[Set task]
Begin at the first line of the data and copy each line through the one containing "fill=False, edgecolor='#cccccc', linewidth=1.2))", that line included, with no pictures.
━━━ Data shown
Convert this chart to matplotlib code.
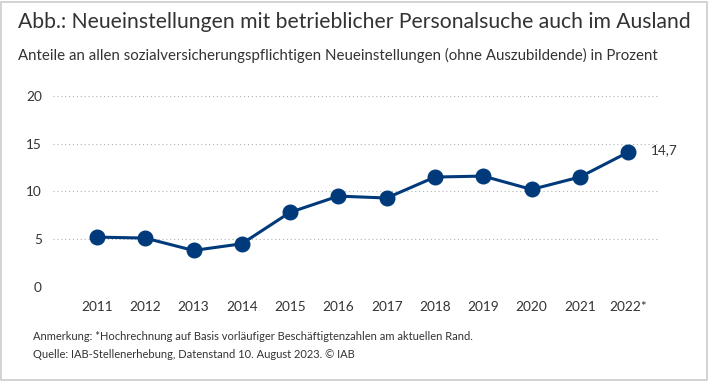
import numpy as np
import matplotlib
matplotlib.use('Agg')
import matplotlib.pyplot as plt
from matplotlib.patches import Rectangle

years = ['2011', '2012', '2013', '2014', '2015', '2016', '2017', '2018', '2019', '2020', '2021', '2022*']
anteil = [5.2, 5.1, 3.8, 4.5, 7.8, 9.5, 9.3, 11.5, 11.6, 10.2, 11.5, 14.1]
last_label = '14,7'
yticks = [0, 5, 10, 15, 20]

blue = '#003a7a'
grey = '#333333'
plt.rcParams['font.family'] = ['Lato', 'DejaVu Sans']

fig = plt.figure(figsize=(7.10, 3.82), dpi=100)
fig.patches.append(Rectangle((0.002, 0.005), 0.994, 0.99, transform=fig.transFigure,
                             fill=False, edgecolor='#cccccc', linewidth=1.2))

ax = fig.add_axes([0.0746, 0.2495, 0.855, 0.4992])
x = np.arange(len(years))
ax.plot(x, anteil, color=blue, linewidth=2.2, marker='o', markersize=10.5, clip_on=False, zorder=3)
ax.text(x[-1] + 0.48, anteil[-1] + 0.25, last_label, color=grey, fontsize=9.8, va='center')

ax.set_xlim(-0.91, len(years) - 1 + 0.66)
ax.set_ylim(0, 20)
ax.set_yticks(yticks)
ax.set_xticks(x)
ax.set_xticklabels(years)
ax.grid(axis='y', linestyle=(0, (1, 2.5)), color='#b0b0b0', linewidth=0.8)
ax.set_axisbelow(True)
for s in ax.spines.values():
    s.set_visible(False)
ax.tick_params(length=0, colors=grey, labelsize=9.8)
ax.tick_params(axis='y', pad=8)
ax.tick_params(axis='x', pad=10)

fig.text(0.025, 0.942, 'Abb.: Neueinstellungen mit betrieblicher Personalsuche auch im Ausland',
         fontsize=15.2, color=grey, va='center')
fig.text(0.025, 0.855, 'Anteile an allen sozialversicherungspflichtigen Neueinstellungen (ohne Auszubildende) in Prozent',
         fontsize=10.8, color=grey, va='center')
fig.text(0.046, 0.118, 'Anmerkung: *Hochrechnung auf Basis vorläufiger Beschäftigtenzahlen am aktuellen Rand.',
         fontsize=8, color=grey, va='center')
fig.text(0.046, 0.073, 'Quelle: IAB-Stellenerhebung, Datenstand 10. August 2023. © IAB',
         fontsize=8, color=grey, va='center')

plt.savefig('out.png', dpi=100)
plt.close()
━━━━━━
[Solution]
Convert this chart to matplotlib code.
import numpy as np
import matplotlib
matplotlib.use('Agg')
import matplotlib.pyplot as plt
from matplotlib.patches import Rectangle

years = ['2011', '2012', '2013', '2014', '2015', '2016', '2017', '2018', '2019', '2020', '2021', '2022*']
anteil = [5.2, 5.1, 3.8, 4.5, 7.8, 9.5, 9.3, 11.5, 11.6, 10.2, 11.5, 14.1]
last_label = '14,7'
yticks = [0, 5, 10, 15, 20]

blue = '#003a7a'
grey = '#333333'
plt.rcParams['font.family'] = ['Lato', 'DejaVu Sans']

fig = plt.figure(figsize=(7.10, 3.82), dpi=100)
fig.patches.append(Rectangle((0.002, 0.005), 0.994, 0.99, transform=fig.transFigure,
                             fill=False, edgecolor='#cccccc', linewidth=1.2))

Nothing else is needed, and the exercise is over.